How Tiny Moons Punch Above Their Weight Class Gravitationally
Enceladus shouldn’t have enough radioactive material in its core to generate heat through decay. It’s too small. Yet the geysers persist, spraying an estimated 250 kilograms of water vapor per second during peak activity—enough to supply Saturn’s entire E-ring, which wouldn’t exist without Enceladus constantly replenishing it.
The tiger stripes aren’t random, either. They’re spaced about 35 kilometers apart, suggesting some kind of feedback mechanism controls where cracks form. When one stripe opens, it relieves pressure, preventing nearby cracks from forming. It’s self-regulating geology on a moon that fits inside Australia.
Some scientists think the ocean might be only a few million years old—a blink in geological time. Others argue it could have persisted for billions of years, making Enceladus one of the most stable potentially habitable environments in the solar sytem. Nobody’s sure yet. The data doesn’t settle the argument, which is exactly the kind of scientific controversy that makes planetary geology entertaining.

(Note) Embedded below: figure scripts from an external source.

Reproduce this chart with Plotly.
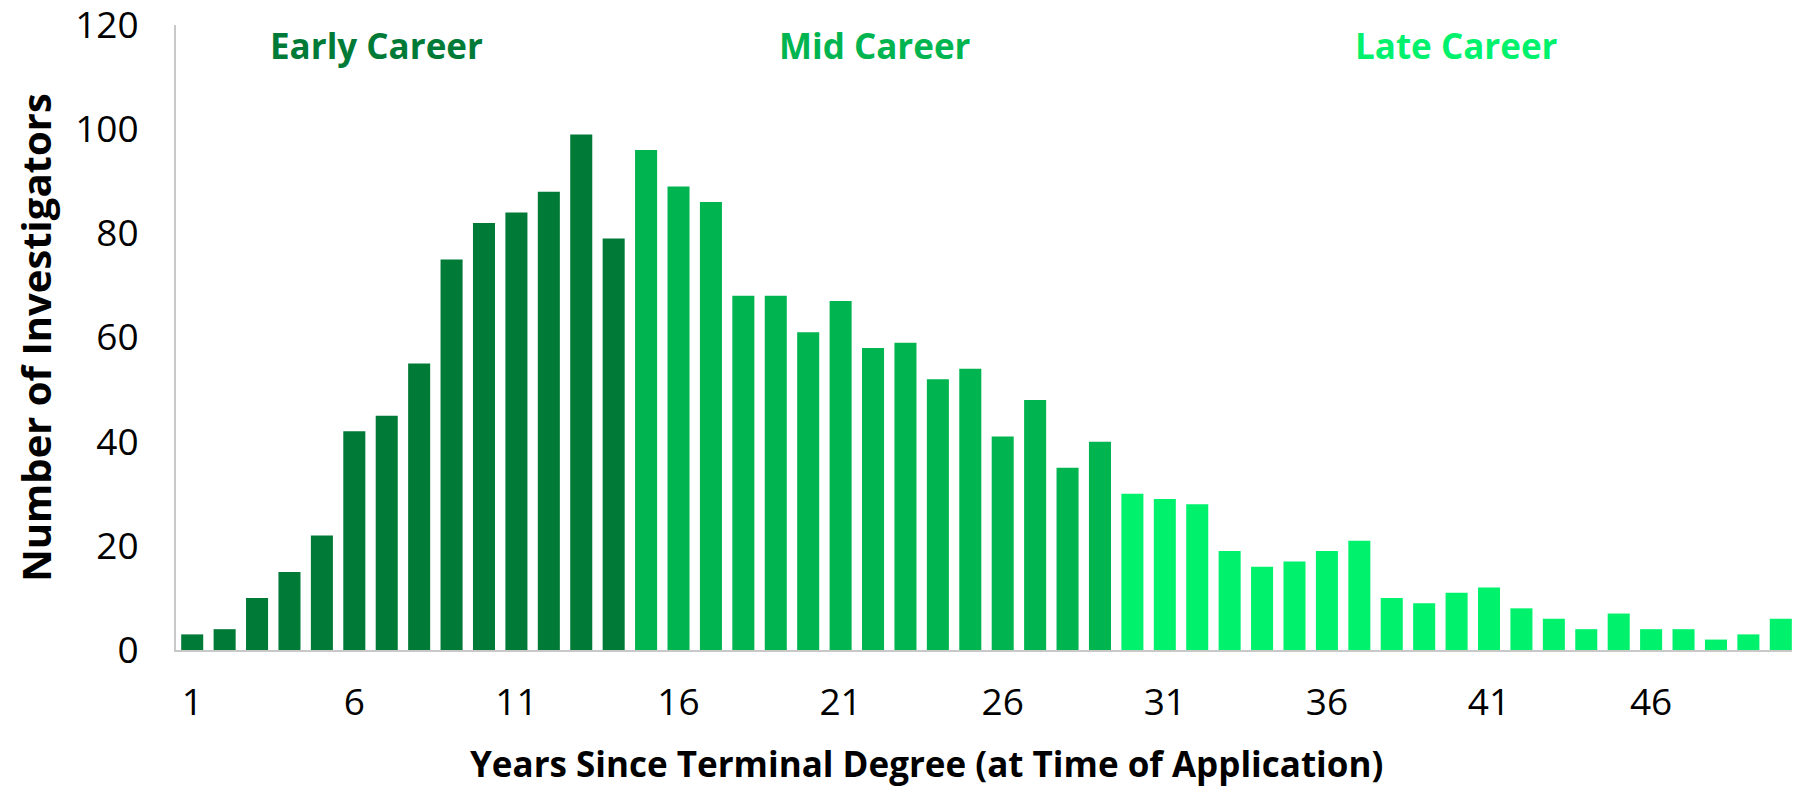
import plotly.graph_objects as go

# years since terminal degree, 1..50
years = list(range(1, 51))
counts = [3, 4, 10, 15, 22, 42, 45, 55, 75, 82,
          84, 88, 99, 79, 96, 89, 86, 68, 68, 61,
          67, 58, 59, 52, 54, 41, 48, 35, 40, 30,
          29, 28, 19, 16, 17, 19, 21, 10, 9, 11,
          12, 8, 6, 4, 7, 4, 4, 2, 3, 6]
stages = ["Early Career", "Mid Career", "Late Career"]
stage_start = [1, 15, 30]
stage_label_x = [6.67, 22.05, 40.0]
x_ticks = [1, 6, 11, 16, 21, 26, 31, 36, 41, 46]

COLORS = {
    "Early Career": "#007A37",
    "Mid Career":   "#00B550",
    "Late Career":  "#00F26D",
    "axis":         "#C8C8C8",
    "text":         "#000000",
}


def stage_of(year):
    s = stages[0]
    for name, start in zip(stages, stage_start):
        if year >= start:
            s = name
    return s


bar_colors = [COLORS[stage_of(y)] for y in years]

fig = go.Figure(go.Bar(
    x=years,
    y=counts,
    marker=dict(color=bar_colors, line=dict(width=0)),
    showlegend=False,
))

for name, lx in zip(stages, stage_label_x):
    fig.add_annotation(x=lx, y=116, text=f"<b>{name}</b>", showarrow=False,
                       font=dict(color=COLORS[name], size=35, family="Open Sans"))

# x title sits a bit left of the plot centre in the original
fig.add_annotation(xref="paper", yref="paper", x=0.4627, y=-0.181,
                   xanchor="center", yanchor="middle", showarrow=False,
                   text="<b>Years Since Terminal Degree (at Time of Application)</b>",
                   font=dict(size=35, color=COLORS["text"]))

# page body adds an 8px margin, so the figure is a bit smaller than the window
fig.update_layout(
    width=1792, height=783,
    paper_bgcolor="white",
    plot_bgcolor="white",
    bargap=0.32,
    font=dict(family="Open Sans", color=COLORS["text"]),
    margin=dict(l=168, r=3, t=17, b=141),
    xaxis=dict(
        range=[0.5, 50.5],
        tickvals=x_ticks,
        ticktext=[str(t) for t in x_ticks],
        tickfont=dict(size=37),
        ticklabelstandoff=19,
        showgrid=False,
        automargin=False,
        showline=True, linecolor=COLORS["axis"], linewidth=2,
    ),
    yaxis=dict(
        range=[0, 120],
        tickvals=[0, 20, 40, 60, 80, 100, 120],
        tickfont=dict(size=37),
        ticklabelstandoff=28,
        ticklabeloverflow="allow",
        showgrid=False,
        zeroline=False,
        automargin=False,
        showline=True, linecolor=COLORS["axis"], linewidth=2,
        title=dict(text="<b>Number of Investigators</b>", font=dict(size=40), standoff=35),
    ),
)

fig.write_html("out.html")
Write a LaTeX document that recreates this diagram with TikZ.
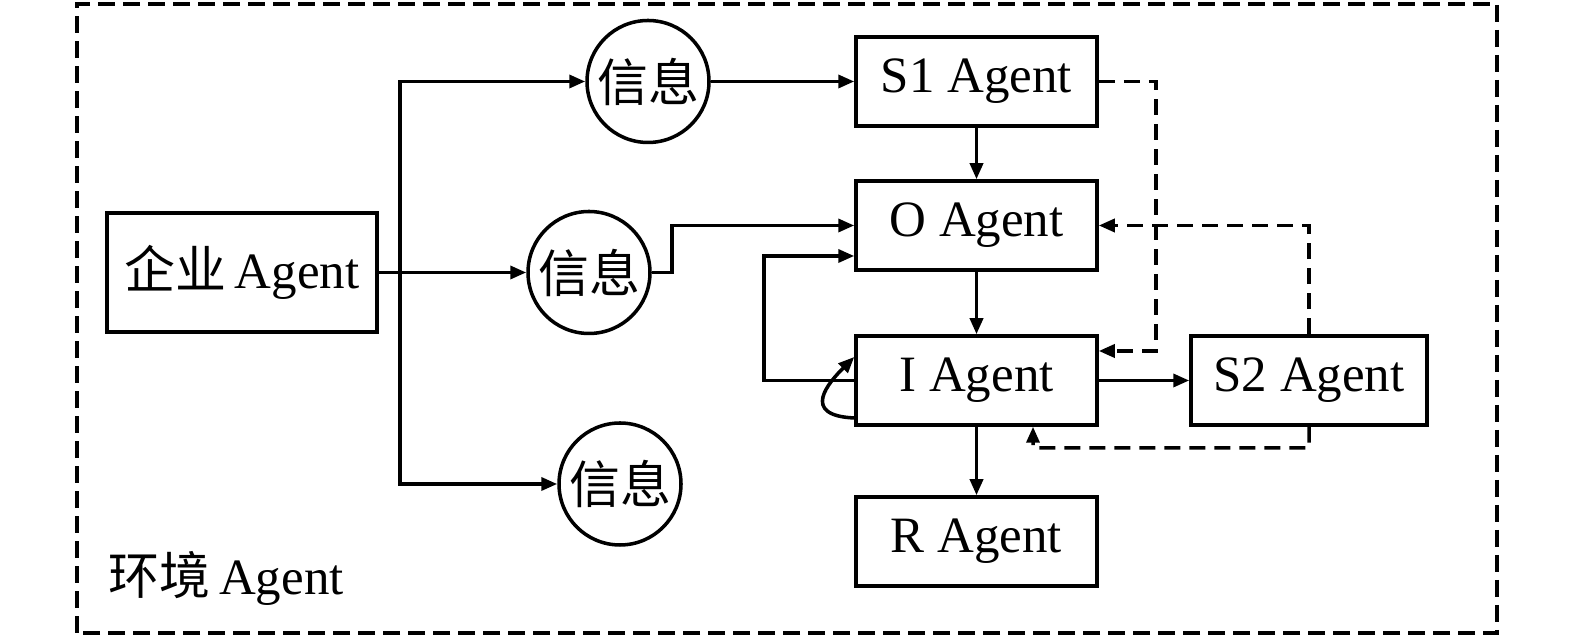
\documentclass[tikz,border=0pt]{standalone}
\usepackage{fontspec}
\setmainfont{Liberation Serif}
\newfontfamily\cjk{Noto Sans CJK SC}
\usetikzlibrary{arrows.meta}
\tikzset{
    agent/.style={draw, line width=2pt, minimum width=4.82cm, minimum height=1.78cm,
        inner sep=0pt},
    info/.style={draw, circle, line width=2pt, minimum size=2.44cm, inner sep=0pt},
    arr/.style={line width=2pt, -{Triangle[length=0.32cm, width=0.26cm]}},
    dasharr/.style={arr, dash pattern=on 0.32cm off 0.18cm},
}
\begin{document}
\begin{tikzpicture}[font=\fontsize{29}{34}\selectfont]
    \useasboundingbox (0,0) rectangle (31.5,12.8);
    \draw[line width=2pt, dash pattern=on 0.34cm off 0.16cm] (1.54,0.14) rectangle (29.94,12.72);
    \node[anchor=west] (env) at (2.05,1.24) {{\cjk 环境}\,Agent};
    % agents
    \node[agent, minimum width=5.4cm, minimum height=2.38cm] (qiye) at (4.84,7.35) {{\cjk 企业}\,Agent};
    \node[agent] (s1) at (19.53,11.17) {S1 Agent};
    \node[agent] (o) at (19.53,8.29) {O Agent};
    \node[agent] (i) at (19.53,5.19) {I Agent};
    \node[agent] (r) at (19.53,1.97) {R Agent};
    \node[agent, minimum width=4.72cm] (s2) at (26.18,5.19) {S2 Agent};
    % information
    \node[info] (info1) at (12.96,11.17) {\cjk 信息};
    \node[info] (info2) at (11.78,7.35) {\cjk 信息};
    \node[info] (info3) at (12.4,3.12) {\cjk 信息};
    \coordinate (split) at (8.0,7.35);
    % flows
    \draw[arr] (qiye) -- (info2);
    \draw[arr] (split) |- (info1);
    \draw[arr] (split) |- (info3);
    \draw[arr] (info1) -- (s1);
    \draw[arr] (info2.east) -- (13.44,7.35) |- (o.west);
    \draw[arr] (s1) -- (o);
    \draw[arr] (o) -- (i);
    \draw[arr] (i) -- (r);
    \draw[arr] (i) -- (s2);
    \draw[arr] (i.west) -| (15.28,7.68) -- ([yshift=-0.61cm]o.west);
    \draw[arr] ([yshift=-0.75cm]i.west) .. controls +(-1.1,0.05) and +(-0.5,-0.5)
        .. ([yshift=0.47cm]i.west);
    % feedback
    \draw[dasharr] (s1.east) -| (23.12,5.78) -- ([yshift=0.59cm]i.east);
    \draw[dasharr] (s2.north) |- (o.east);
    \draw[dasharr] (s2.south) |- (20.66,3.84) -- ([xshift=1.13cm]i.south);
\end{tikzpicture}
\end{document}
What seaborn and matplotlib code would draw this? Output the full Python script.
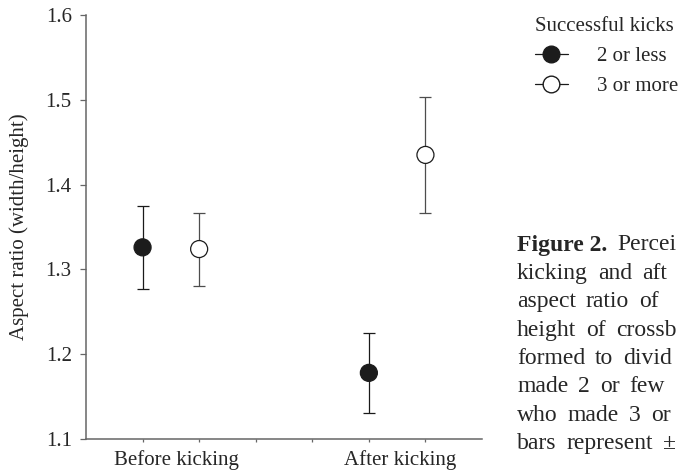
import matplotlib
matplotlib.use("Agg")
import matplotlib.pyplot as plt
from matplotlib.lines import Line2D
import numpy as np
import pandas as pd
import seaborn as sns

# Perceived aspect ratio of the goal, by kicking phase and kicking success
phases = ["Before kicking", "After kicking"]
series = ["2 or less", "3 or more"]
mean_2_or_less = [1.326, 1.178]
se_2_or_less = [0.049, 0.047]
mean_3_or_more = [1.324, 1.435]
se_3_or_more = [0.043, 0.068]
y_ticks = [1.1, 1.2, 1.3, 1.4, 1.5, 1.6]

# Caption block beside the plot; the first words are set in bold
caption_bold = "Figure 2."
caption_lines = [
    "Percei",
    "kicking and aft",
    "aspect ratio of",
    "height of crossb",
    "formed to divid",
    "made 2 or few",
    "who made 3 or",
    "bars represent \u00b1",
]

sns.set_style("ticks")
plt.rcParams["font.family"] = ["Liberation Serif", "DejaVu Serif"]
FS = 15
CAP_FS = 17

df = pd.DataFrame({
    "phase": phases * 2,
    "group": [series[0]] * 2 + [series[1]] * 2,
    "mean": mean_2_or_less + mean_3_or_more,
    "se": se_2_or_less + se_3_or_more,
})
phase_base = {p: 1 + 4 * i for i, p in enumerate(phases)}
group_offset = {series[0]: 0, series[1]: 1}
df["pos"] = df["phase"].map(phase_base) + df["group"].map(group_offset)

fig = plt.figure(figsize=(6.89, 4.74), dpi=100)
ax = fig.add_axes([0.1248, 0.0738, 0.5748, 0.8946])

bar_colors = {series[0]: "#1a1a1a", series[1]: "#4d4d4d"}
for g, sub in df.groupby("group"):
    ax.errorbar(sub["pos"], sub["mean"], yerr=sub["se"], fmt="none",
                ecolor=bar_colors[g], elinewidth=0.9, capsize=4.2,
                capthick=0.9, zorder=2)

sns.scatterplot(data=df, x="pos", y="mean", hue="group", style="group",
                palette={series[0]: "#1c1c1c", series[1]: "white"},
                markers={series[0]: "o", series[1]: "o"},
                s=150, edgecolor="#1c1c1c", linewidth=0.9,
                legend=False, zorder=3, ax=ax)

ax.set_xlim(0, 7)
ax.set_ylim(1.1, 1.6)
ax.set_yticks(y_ticks)
ax.set_yticklabels([f"{v:.1f}" for v in y_ticks])
ax.set_xticks([1.6, 5.55])
ax.set_xticklabels(phases)
ax.set_xticks(range(1, 7), minor=True)
ax.tick_params(axis="x", which="major", length=0, pad=8, labelsize=FS)
ax.tick_params(axis="x", which="minor", length=2.5, width=0.9, color="#666666")
ax.tick_params(axis="y", length=4.3, width=0.9, color="#666666", pad=6,
               labelsize=FS)
ax.set_xlabel("")
ax.set_ylabel("Aspect ratio (width/height)", fontsize=FS, labelpad=12)

for side in ["top", "right"]:
    ax.spines[side].set_visible(False)
for side in ["left", "bottom"]:
    ax.spines[side].set_color("#666666")
    ax.spines[side].set_linewidth(1.1)

handles = [
    Line2D([], [], color="#1a1a1a", lw=0.9, marker="o", markersize=12,
           markerfacecolor="#1c1c1c", markeredgecolor="#1c1c1c"),
    Line2D([], [], color="#1a1a1a", lw=0.9, marker="o", markersize=12,
           markerfacecolor="white", markeredgecolor="#1c1c1c"),
]
leg = fig.legend(handles, series, title="Successful kicks",
                 loc="upper left", bbox_to_anchor=(0.764, 0.982),
                 frameon=False, fontsize=FS, title_fontsize=FS,
                 handlelength=1.6, handletextpad=1.4, labelspacing=0.5,
                 alignment="left", borderaxespad=0)

# Justified-looking caption: words placed one after another with wide gaps
fig.canvas.draw()
renderer = fig.canvas.get_renderer()
W, H = fig.bbox.width, fig.bbox.height
x_start = 517.0
word_gap = 10.0
for i, line in enumerate(caption_lines):
    y = 1 - (245 + 28.4 * i) / H
    x = x_start
    words = line.split(" ")
    if i == 0:
        t = fig.text(x / W, y, caption_bold, fontsize=CAP_FS,
                     fontweight="bold", va="center")
        x = t.get_window_extent(renderer).x1 + word_gap
    for w in words:
        t = fig.text(x / W, y, w, fontsize=CAP_FS, va="center")
        x = t.get_window_extent(renderer).x1 + word_gap

fig.savefig("out.png", dpi=100)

Why We’re Probably Going Back With Better Instruments
NASA’s proposed Enceladus Orbilander mission—still in conceptual phases as of 2024—would orbit the moon, fly through the plumes repeatedly, and eventually land near the tiger stripes. The idea is to analyze the organic molecules in detail, search for amino acids, maybe even detect biomarkers if we’re extraordinarily lucky.
The mission wouldn’t launch until the 2050s at the earliest. Funding, engineering challenges, the usual bureaucratic slog.
But here’s the appeal: Enceladus is handing us samples of its ocean for free, spraying them into space where we can collect them without drilling through 30 kilometers of ice. It’s the only place in the solar system currently doing this. Europa might have a subsurface ocean too, but it’s not exactly advertising with 500-kilometer-tall fountains.
Sometimes the universe makes things easy. Or at least less impossible.